Occurrence of multidrug-resistant Escherichia coli and antibiotic resistance genes in a wastewater treatment plant and its associated river water in Harare, Zimbabwe
Keywords:antibiotic resistance, wastewater treatment, Zimbabwe, Escherichia coli, antibiotic resistance genes
Wastewater treatment plants (WWTPs) have been identified as point sources of antibiotic-resistant bacteria (ARB) and antibiotic-resistance genes (ARG). Due to variations in antibiotic use and prescribing patterns in different countries, it is imperative to establish the presence of ARB and ARGs in water environments on a country-by-country basis. This study investigated the occurrence of 11 antibiotic-resistance genes (QNRB, DFR14, CTX-M, KPC, Sul1, QNRA, Sul2, ERMB, ERMA, SHV, NDM), and antibiotic-resistant Escherichia coli in a WWTP and its associated river water in Harare, Zimbabwe. 24 water samples were collected across 3 sites: upstream and downstream of the WWTP; final effluent of the WWTP. The samples were collected weekly for 8 weeks. Pure cultures of the E. coli isolates were obtained by membrane filtration (0.45 µm) and repeated streaking on Tryptone Bile X-glucuronide followed by biochemical tests (indole test; citrate test; motility, indole, and ornithine).

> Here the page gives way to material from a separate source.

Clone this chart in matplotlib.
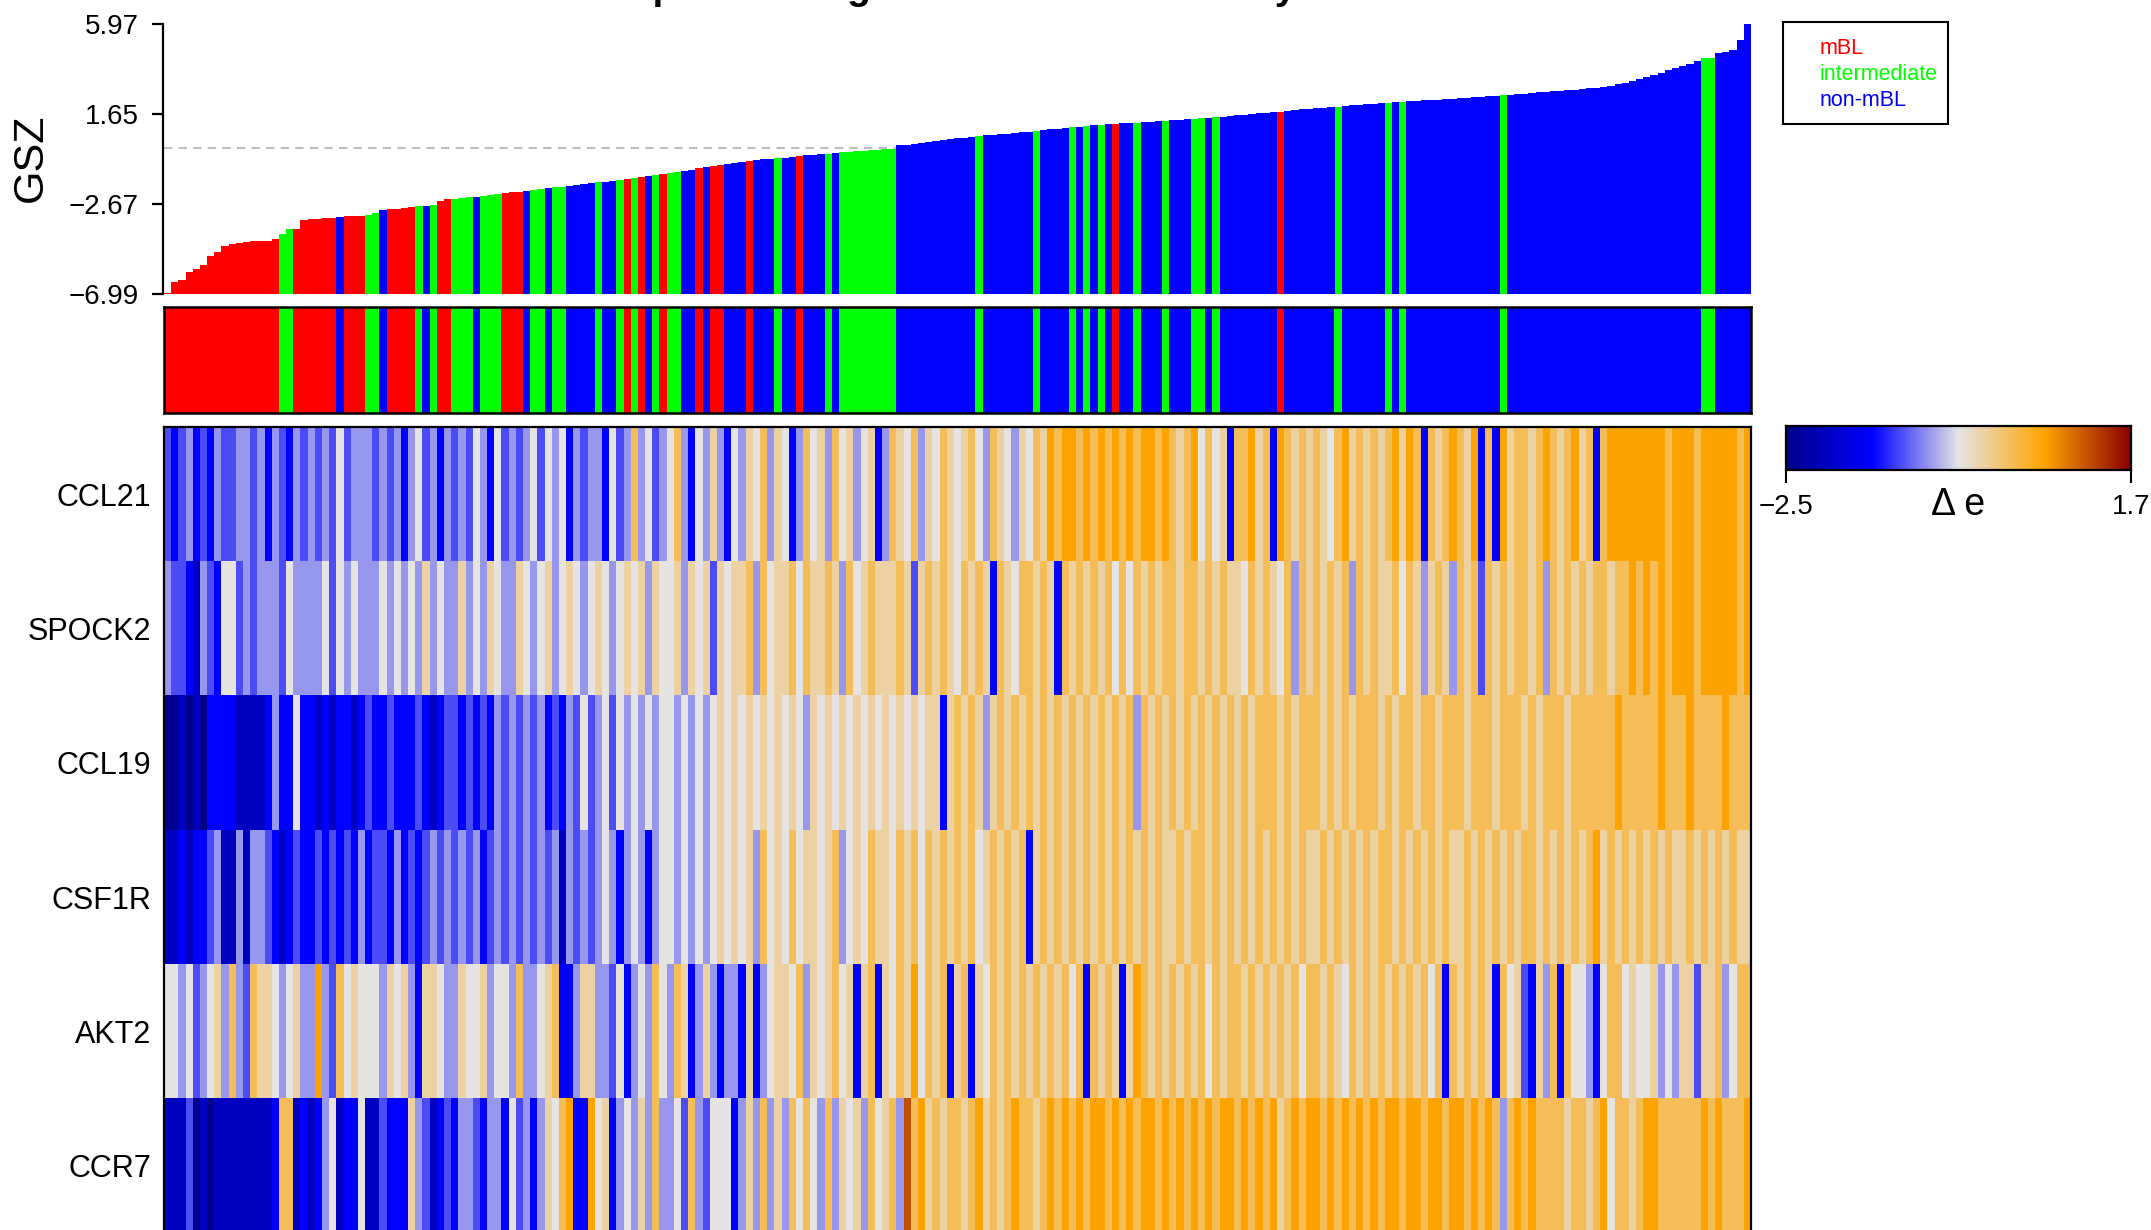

Antibiotic resistance profiling was done for 12 antibiotics using the disc diffusion method. Total genomic DNA was extracted from the 21 water samples and the occurrence of 11 antibiotic-resistant genes investigated using conventional PCR. 86 E. coli isolates were obtained from the sampled sites: 28 from the upstream site, 26 from the WWTP effluent, and 32 from the downstream site. The results from chi-squared analysis showed a significant association (p < 0.05) between the sampling site and the percentage of antibiotic-resistant E. coli for all 12 antibiotics investigated. The percentage of E. coli isolates resistant to the tested antibiotics varied from 29% (ertapenem) to 80.2% (ciprofloxacin). 81 (94.2%) E. coli isolates were resistant to antibiotics from ≥3 classes. Eight (8/11, 72.7%) ARGs were detected in the WWTP effluent and river water samples. Results indicate that the investigated WWTP and associated river water are reservoirs of ARGs and antibiotic-resistant E. coli, which is a public health concern.